With the leave of the House, I thank all Members who have spoken in this debate, including the hon. Members for Hyndburn (Sara Britcliffe) and for Stoke-on-Trent South (Jack Brereton). The hon. Member for Stoke-on-Trent South has consistently supported the Bill, and I am grateful to him for always being here when the Bill was debated on the Floor of the House.

I said at the beginning that I wanted to thank the organisations that have supported the Bill and I do so again. The support of organisations such as Gingerbread, the Fawcett Society and the Childhood Bereavement Network has been invaluable not just in making sure that the Bill works for parents but in giving living examples of people who are left behind to raise a child. I have had several conversations with bereaved parents, some of whom were bereaved years and years ago, who have said what a difference this legislation would have made had it existed at the time. Nobody expects to lose their partner in childbirth—it is unimaginable in that sense—but now they are able to reflect on it in those terms.

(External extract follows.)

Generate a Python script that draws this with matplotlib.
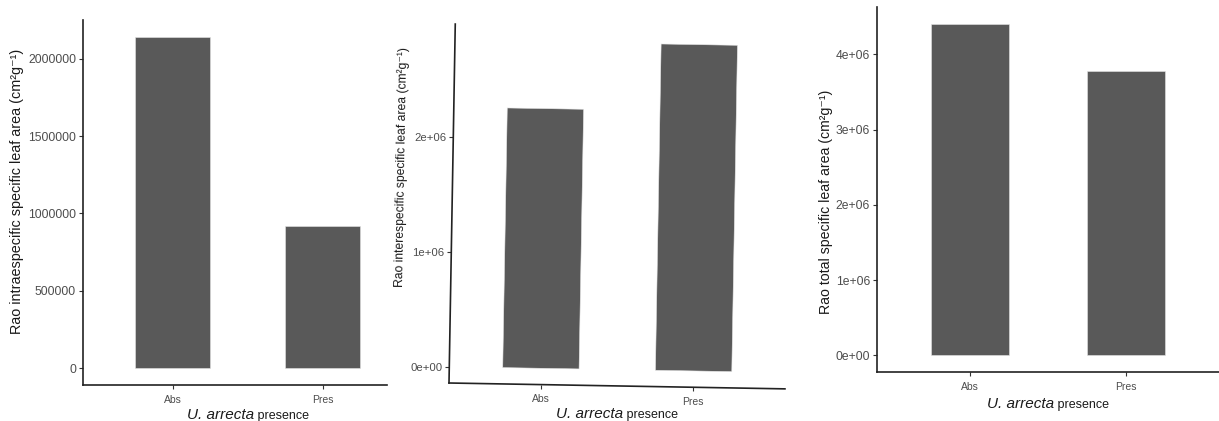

I could not conclude without paying tribute to Darren Henry. He was instrumental in convincing an Opposition Whip to take on his Bill, and I said at the time that that was quite an achievement. But we are actually here today because of Aaron, Bernadette and Tim. I wish we were not, in truth, but we are, and that is because of people such as Aaron and their dogged determination to convince their MPs that the law could be changed.

I pay tribute to the officials again, and to Rebecca Harris, who is instrumental in ensuring that so many Bills are passed every sitting Friday, week after week. I can recall days when no private Member’s Bills were passed, Mr Deputy Speaker, under a previous Whip for PMBs, and that was the sport of the Friday. These days, many pass with good cause and I am so pleased that Members have supported the Bill’s progress to the other place. I look forward to it gaining consent from there and from His Majesty the King.

Question put and agreed to.

Bill accordingly read the Third time and passed.